Wie von allem Anfang an _ die europäische Unionsbewegung und die. praktische Wirksamkeit des Europarates in London auf eine mehr oder weniger geschickt maskierte Bremse gestoßen sind, so wird jetzt der Schuman-Plan vom britischen Kabinett mit nachdenklicher Kühle und von der führenden englischen Presse mit jener traditionellen Taktik behandelt, welche grundsätzliche Sympathie mit bengalischer Beleuchtung gefährdeter Interessen verbindet. Die Bemühungen des französischen Außenministers, britischen Bedenken keine Nahrung zu geben, konnten bisher daran nichts ändern. Dieser Bedenken, die von Londoner Blättern französischen Deputierten und Schwerindustriellen in den Mund gelegt werden, gibt es nicht wenige: wie durfte Schuman einen so schwerwiegenden Plan lancieren, ohne sich vorher der Zustimmung des Parlaments zu versichern? Jedenfalls müßte dieses vor allen weiteren Verhandlungen befragt werden. Werden die französischen Privatindustriellen sich irgendwelchen Diktaten, gewerkschaftlichen oder gar ausländischen, zu beugen haben? Wie ist die von Schuman vorgeschlagene Unabhängigkeit der „hohen Autorität“, der die vereinigten Stahl- und Kohlenindustrien unterstellt werden sollen, mit den Souveränitätsrechten der Teilnehmerstaaten zu vereinbaren? Wird diese Autorität verpflichtet sein, den interessierten Regierungen Rechenschaft zu legen, und in welchem Ausmaße wird sie sich an deren Instruktionen zu halten haben? Wie weit wird ihre Exekutivgewalt gehen? Nach welchen Prinzipien soll die Autorität zusammengesetzt werden? Wie wird sich ihr Verhältnis zu den nationalen Gewerkschaften entwickeln? Werden ihre Funktionen denen eines Preiskartells, eines Produktionskartells oder eines Verteilungskartells gleich-oder nahe kommen? Sieht der neue Plan auch die Einbeziehung der Ruhrindustrie vor, und was soll in diesem Falle das Los des Ruhrstatuts sein?

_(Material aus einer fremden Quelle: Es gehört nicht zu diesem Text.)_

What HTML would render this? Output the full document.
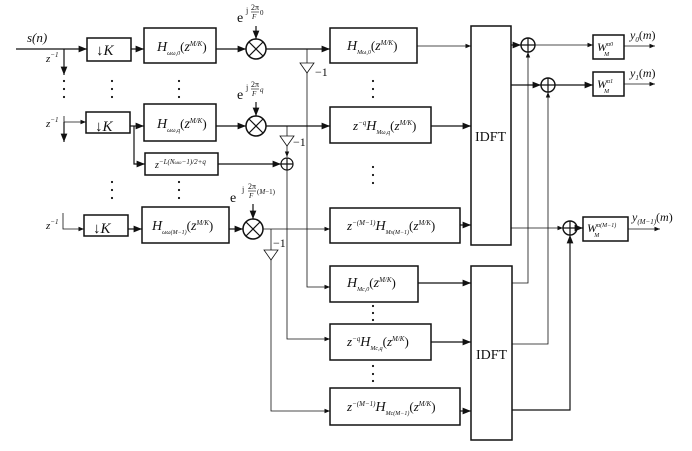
<!DOCTYPE html>
<html><head><meta charset="utf-8"><style>
body{margin:0;background:#fff}
svg{display:block}
text{font-family:"Liberation Serif",serif;fill:#111}
.i{font-style:italic}
</style></head><body>
<svg width="692" height="451" viewBox="0 0 692 451" xmlns="http://www.w3.org/2000/svg">
<defs>
<marker id="a" viewBox="0 0 10 10" refX="10" refY="5" markerWidth="7" markerHeight="7" orient="auto"><path d="M0,1 L10,5 L0,9 z" fill="#111"/></marker>
</defs>
<g stroke="#111" stroke-width="1.2" fill="none">
<line x1="16" y1="49" x2="87" y2="49" marker-end="url(#a)"/>
<line x1="64" y1="49" x2="64" y2="75" marker-end="url(#a)"/>
<polyline points="64,116 64,122 86,122" stroke-width="0.8" marker-end="url(#a)"/>
<line x1="64" y1="122" x2="64" y2="142" marker-end="url(#a)"/>
<polyline points="63,213 63,229 84,229" stroke-width="0.8" marker-end="url(#a)"/>
<rect x="87" y="38" width="44" height="23" stroke-width="1.5"/>
<rect x="86" y="112" width="44" height="21" stroke-width="1.5"/>
<rect x="84" y="215" width="44" height="21" stroke-width="1.5"/>
<line x1="131" y1="49" x2="144" y2="49" marker-end="url(#a)"/>
<line x1="130" y1="126" x2="144" y2="126" marker-end="url(#a)"/>
<line x1="128" y1="229" x2="142" y2="229" marker-end="url(#a)"/>
<rect x="144" y="28" width="72" height="35" stroke-width="1.5"/>
<rect x="144" y="104" width="72" height="37" stroke-width="1.5"/>
<rect x="142" y="207" width="87" height="36" stroke-width="1.5"/>
<rect x="145" y="153" width="73" height="22" stroke-width="1.5"/>
<polyline points="134,126 134,164 145,164" marker-end="url(#a)"/>
<line x1="218" y1="164" x2="281" y2="164" marker-end="url(#a)"/>
<line x1="216" y1="49" x2="246" y2="49" marker-end="url(#a)"/>
<line x1="216" y1="126" x2="246" y2="126" marker-end="url(#a)"/>
<line x1="229" y1="229" x2="243" y2="229" marker-end="url(#a)"/>
<circle cx="256" cy="49" r="10" stroke-width="1.5"/>
<path d="M249,42 L263,56 M263,42 L249,56"/>
<circle cx="256" cy="126" r="10" stroke-width="1.5"/>
<path d="M249,119 L263,133 M263,119 L249,133"/>
<circle cx="253" cy="229" r="10" stroke-width="1.5"/>
<path d="M246,222 L260,236 M260,222 L246,236"/>
<line x1="256" y1="26" x2="256" y2="39" marker-end="url(#a)"/>
<line x1="256" y1="102" x2="256" y2="116" marker-end="url(#a)"/>
<line x1="253" y1="204" x2="253" y2="219" marker-end="url(#a)"/>
<line x1="266" y1="49" x2="330" y2="49" marker-end="url(#a)"/>
<line x1="266" y1="126" x2="330" y2="126" marker-end="url(#a)"/>
<line x1="263" y1="229" x2="330" y2="229" stroke-width="0.8" marker-end="url(#a)"/>
<line x1="307" y1="49" x2="307" y2="63" stroke-width="0.8"/>
<path d="M300,63 L314,63 L307,73 z" stroke-width="0.8"/>
<polyline points="307,73 307,287 330,287" stroke-width="0.8" marker-end="url(#a)"/>
<line x1="287" y1="126" x2="287" y2="136" stroke-width="0.8"/>
<path d="M280,136 L294,136 L287,146 z" stroke-width="0.8"/>
<line x1="287" y1="146" x2="287" y2="157" stroke-width="0.8" marker-end="url(#a)"/>
<circle cx="287" cy="164" r="6"/>
<path d="M281,164 L293,164 M287,158 L287,170"/>
<polyline points="287,170 287,339 330,339" stroke-width="0.8" marker-end="url(#a)"/>
<line x1="271" y1="229" x2="271" y2="250" stroke-width="0.8"/>
<path d="M264,250 L278,250 L271,260 z" stroke-width="0.8"/>
<polyline points="271,260 271,411 330,411" stroke-width="0.8" marker-end="url(#a)"/>
<rect x="330" y="28" width="87" height="35" stroke-width="1.5"/>
<rect x="330" y="107" width="101" height="36" stroke-width="1.5"/>
<rect x="330" y="208" width="130" height="35" stroke-width="1.5"/>
<rect x="330" y="266" width="88" height="36" stroke-width="1.5"/>
<rect x="330" y="324" width="101" height="36" stroke-width="1.5"/>
<rect x="330" y="388" width="130" height="37" stroke-width="1.5"/>
<line x1="417" y1="46" x2="471" y2="46" stroke-width="0.8" marker-end="url(#a)"/>
<line x1="431" y1="126" x2="471" y2="126" marker-end="url(#a)"/>
<line x1="460" y1="225" x2="471" y2="225" marker-end="url(#a)"/>
<line x1="418" y1="283" x2="471" y2="283" marker-end="url(#a)"/>
<line x1="431" y1="342" x2="471" y2="342" marker-end="url(#a)"/>
<line x1="460" y1="411" x2="471" y2="411" marker-end="url(#a)"/>
<rect x="471" y="26" width="40" height="219" stroke-width="1.5"/>
<rect x="471" y="266" width="41" height="174" stroke-width="1.5"/>
<line x1="511" y1="45" x2="521" y2="45" marker-end="url(#a)"/>
<line x1="511" y1="85" x2="541" y2="85" marker-end="url(#a)"/>
<line x1="511" y1="228" x2="563" y2="228" stroke-width="0.8" marker-end="url(#a)"/>
<circle cx="528" cy="45" r="7" stroke-width="1.4"/><path d="M521,45 L535,45 M528,38 L528,52"/>
<circle cx="548" cy="85" r="7" stroke-width="1.4"/><path d="M541,85 L555,85 M548,78 L548,92"/>
<circle cx="570" cy="228" r="7" stroke-width="1.4"/><path d="M563,228 L577,228 M570,221 L570,235"/>
<polyline points="512,283 528,283 528,52" stroke-width="0.8" marker-end="url(#a)"/>
<polyline points="512,344 548,344 548,92" stroke-width="0.8" marker-end="url(#a)"/>
<polyline points="512,410 570,410 570,235" marker-end="url(#a)"/>
<line x1="535" y1="45" x2="593" y2="45" stroke-width="0.8" marker-end="url(#a)"/>
<line x1="555" y1="85" x2="593" y2="85" marker-end="url(#a)"/>
<line x1="577" y1="228" x2="583" y2="228" marker-end="url(#a)"/>
<rect x="593" y="35" width="31" height="24" stroke-width="1.5"/>
<rect x="593" y="72" width="31" height="24" stroke-width="1.5"/>
<rect x="583" y="217" width="45" height="24" stroke-width="1.5"/>
<line x1="624" y1="46" x2="655" y2="46" stroke-width="0.8" marker-end="url(#a)"/>
<line x1="624" y1="84" x2="655" y2="84" stroke-width="0.8" marker-end="url(#a)"/>
<line x1="628" y1="229" x2="660" y2="229" stroke-width="0.8" marker-end="url(#a)"/>
<!-- fraction bars -->
<line x1="251" y1="12" x2="259" y2="12" stroke-width="0.6"/>
<line x1="251" y1="89" x2="259" y2="89" stroke-width="0.6"/>
<line x1="248" y1="191" x2="256" y2="191" stroke-width="0.6"/>
</g>
<g fill="#111">
<circle cx="64" cy="81" r="1.1"/><circle cx="64" cy="89" r="1.1"/><circle cx="64" cy="97" r="1.1"/>
<circle cx="112" cy="81" r="1.1"/><circle cx="112" cy="89" r="1.1"/><circle cx="112" cy="97" r="1.1"/>
<circle cx="179" cy="81" r="1.1"/><circle cx="179" cy="89" r="1.1"/><circle cx="179" cy="97" r="1.1"/>
<circle cx="112" cy="182" r="1.1"/><circle cx="112" cy="190" r="1.1"/><circle cx="112" cy="198" r="1.1"/>
<circle cx="179" cy="182" r="1.1"/><circle cx="179" cy="190" r="1.1"/><circle cx="179" cy="198" r="1.1"/>
<circle cx="373" cy="81" r="1.1"/><circle cx="373" cy="89" r="1.1"/><circle cx="373" cy="97" r="1.1"/>
<circle cx="373" cy="167" r="1.1"/><circle cx="373" cy="175" r="1.1"/><circle cx="373" cy="183" r="1.1"/>
<circle cx="373" cy="306" r="1.1"/><circle cx="373" cy="313" r="1.1"/><circle cx="373" cy="320" r="1.1"/>
<circle cx="373" cy="366" r="1.1"/><circle cx="373" cy="374" r="1.1"/><circle cx="373" cy="381" r="1.1"/>
</g>
<text x="27" y="42" font-size="13" class="i">s(n)</text>
<text x="46" y="62" font-size="11" class="i">z<tspan font-size="7" dy="-5">−1</tspan></text>
<text x="46" y="127" font-size="11" class="i">z<tspan font-size="7" dy="-5">−1</tspan></text>
<text x="46" y="229" font-size="11" class="i">z<tspan font-size="7" dy="-5">−1</tspan></text>
<text x="96" y="55" font-size="15">↓<tspan class="i">K</tspan></text>
<text x="95" y="131" font-size="15">↓<tspan class="i">K</tspan></text>
<text x="93" y="233" font-size="15">↓<tspan class="i">K</tspan></text>
<text x="157" y="51" font-size="14" class="i">H<tspan font-size="6" dy="4">ωω,0</tspan><tspan font-size="13" dy="-4" font-style="normal">(</tspan>z<tspan font-size="7" dy="-5">M/K</tspan><tspan font-size="13" dy="5" font-style="normal">)</tspan></text>
<text x="157" y="128" font-size="14" class="i">H<tspan font-size="6" dy="4">ωω,q</tspan><tspan font-size="13" dy="-4" font-style="normal">(</tspan>z<tspan font-size="7" dy="-5">M/K</tspan><tspan font-size="13" dy="5" font-style="normal">)</tspan></text>
<text x="152" y="230" font-size="14" class="i">H<tspan font-size="6" dy="4">ωω(M−1)</tspan><tspan font-size="13" dy="-4" font-style="normal">(</tspan>z<tspan font-size="7" dy="-5">M/K</tspan><tspan font-size="13" dy="5" font-style="normal">)</tspan></text>
<text x="155" y="168" font-size="10" class="i">z<tspan font-size="7" dy="-4">−L(N<tspan font-size="5">ωω</tspan>−1)/2+q</tspan></text>
<!-- exponent labels -->
<text x="237" y="22" font-size="14">e</text>
<text x="246" y="13" font-size="8">j</text>
<text x="251" y="10" font-size="8">2π</text>
<text x="252" y="19" font-size="7" class="i">F</text>
<text x="260" y="15" font-size="7">0</text>
<text x="237" y="99" font-size="14">e</text>
<text x="246" y="90" font-size="8">j</text>
<text x="251" y="87" font-size="8">2π</text>
<text x="252" y="96" font-size="7" class="i">F</text>
<text x="260" y="92" font-size="7" class="i">q</text>
<text x="230" y="202" font-size="14">e</text>
<text x="242" y="192" font-size="8">j</text>
<text x="248" y="189" font-size="8">2π</text>
<text x="249" y="198" font-size="7" class="i">F</text>
<text x="257" y="194" font-size="7">(<tspan class="i">M</tspan>−1)</text>
<text x="315" y="76" font-size="12">−1</text>
<text x="293" y="146" font-size="12">−1</text>
<text x="273" y="247" font-size="12">−1</text>
<text x="347" y="50" font-size="14" class="i">H<tspan font-size="6" dy="4">Mω,0</tspan><tspan font-size="13" dy="-4" font-style="normal">(</tspan>z<tspan font-size="7" dy="-5">M/K</tspan><tspan font-size="13" dy="5" font-style="normal">)</tspan></text>
<text x="353" y="130" font-size="13" class="i">z<tspan font-size="7" dy="-5">−q</tspan><tspan font-size="14" dy="5">H</tspan><tspan font-size="6" dy="4">Mω,q</tspan><tspan font-size="13" dy="-4" font-style="normal">(</tspan>z<tspan font-size="7" dy="-5">M/K</tspan><tspan font-size="13" dy="5" font-style="normal">)</tspan></text>
<text x="347" y="230" font-size="13" class="i">z<tspan font-size="7" dy="-5">−(M−1)</tspan><tspan font-size="14" dy="5">H</tspan><tspan font-size="6" dy="4">Ms(M−1)</tspan><tspan font-size="13" dy="-4" font-style="normal">(</tspan>z<tspan font-size="7" dy="-5">M/K</tspan><tspan font-size="13" dy="5" font-style="normal">)</tspan></text>
<text x="347" y="287" font-size="14" class="i">H<tspan font-size="6" dy="4">Mc,0</tspan><tspan font-size="13" dy="-4" font-style="normal">(</tspan>z<tspan font-size="7" dy="-5">M/K</tspan><tspan font-size="13" dy="5" font-style="normal">)</tspan></text>
<text x="347" y="346" font-size="13" class="i">z<tspan font-size="7" dy="-5">−q</tspan><tspan font-size="14" dy="5">H</tspan><tspan font-size="6" dy="4">Mc,q</tspan><tspan font-size="13" dy="-4" font-style="normal">(</tspan>z<tspan font-size="7" dy="-5">M/K</tspan><tspan font-size="13" dy="5" font-style="normal">)</tspan></text>
<text x="347" y="411" font-size="13" class="i">z<tspan font-size="7" dy="-5">−(M−1)</tspan><tspan font-size="14" dy="5">H</tspan><tspan font-size="6" dy="4">Mc(M−1)</tspan><tspan font-size="13" dy="-4" font-style="normal">(</tspan>z<tspan font-size="7" dy="-5">M/K</tspan><tspan font-size="13" dy="5" font-style="normal">)</tspan></text>
<text x="475" y="141" font-size="14">IDFT</text>
<text x="476" y="359" font-size="14">IDFT</text>
<text x="597" y="51" font-size="12" class="i">W<tspan font-size="6" dy="-5">α0</tspan><tspan font-size="6" dx="-9" dy="10">M</tspan></text>
<text x="597" y="88" font-size="12" class="i">W<tspan font-size="6" dy="-5">α1</tspan><tspan font-size="6" dx="-9" dy="10">M</tspan></text>
<text x="587" y="232" font-size="12" class="i">W<tspan font-size="6" dy="-5">α(M−1)</tspan><tspan font-size="6" dx="-22" dy="10">M</tspan></text>
<text x="630" y="39" font-size="12" class="i">y<tspan font-size="7" dy="3">0</tspan><tspan dy="-3" font-style="normal">(</tspan>m<tspan font-style="normal">)</tspan></text>
<text x="630" y="77" font-size="12" class="i">y<tspan font-size="7" dy="3">1</tspan><tspan dy="-3" font-style="normal">(</tspan>m<tspan font-style="normal">)</tspan></text>
<text x="632" y="221" font-size="12" class="i">y<tspan font-size="7" dy="3">(M−1)</tspan><tspan dy="-3" font-style="normal">(</tspan>m<tspan font-style="normal">)</tspan></text>
</svg>
</body></html>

Während die westdeutsche Republik, Italien, Belgien, die Niederlande und Luxemburg der französischen Regierung bereits die Annahme des Schumanschen Plans in aller Form mitgeteilt haben, verharrt Großbritannien bis zu dem Augenblick, da diese Zeilen geschrieben werden, auf dem Standpunkte, es könne im voraus seine Zustimmung nicht erteilen und wünsche bei den für Mitte Juni vorgesehenen Detailverhandlungen nicht als Verhandlungspartner, sondern nur durch einen Beobachter vertreten zu sein. Dagegen hat das Schattenkabinett der britischen Konservativen Partei die Beteiligung Großbritanniens an dem Plan gefordert, und Churchill hat als Vorsitzender der Bewegung für die europäische Einigung die „historische Initiative“ des französischen Außenministers auf das wärmste begrüßt. Auffallend stark unterscheidet sich von der reservierten Haltung der britischen Regierung die amerikanische. Die erste Konferenz, die Präsident Truman nach der Rückkehr von seiner Informationsreise durch die Vereinigten Staaten abhielt, benützte er dazu, den Vorschlag Schumans als eine Staatsmannische Tat von hohem konstruktivem Wert und als den Wendepunkt zu einer neuen Epoche in Europa zu bezeichnen. Er fügte hinzu, Frankreich habe damit seine führende Stellung in der Lösung europäischer Probleme bewiesen und dies entspreche der großen französischen Uberlieferung.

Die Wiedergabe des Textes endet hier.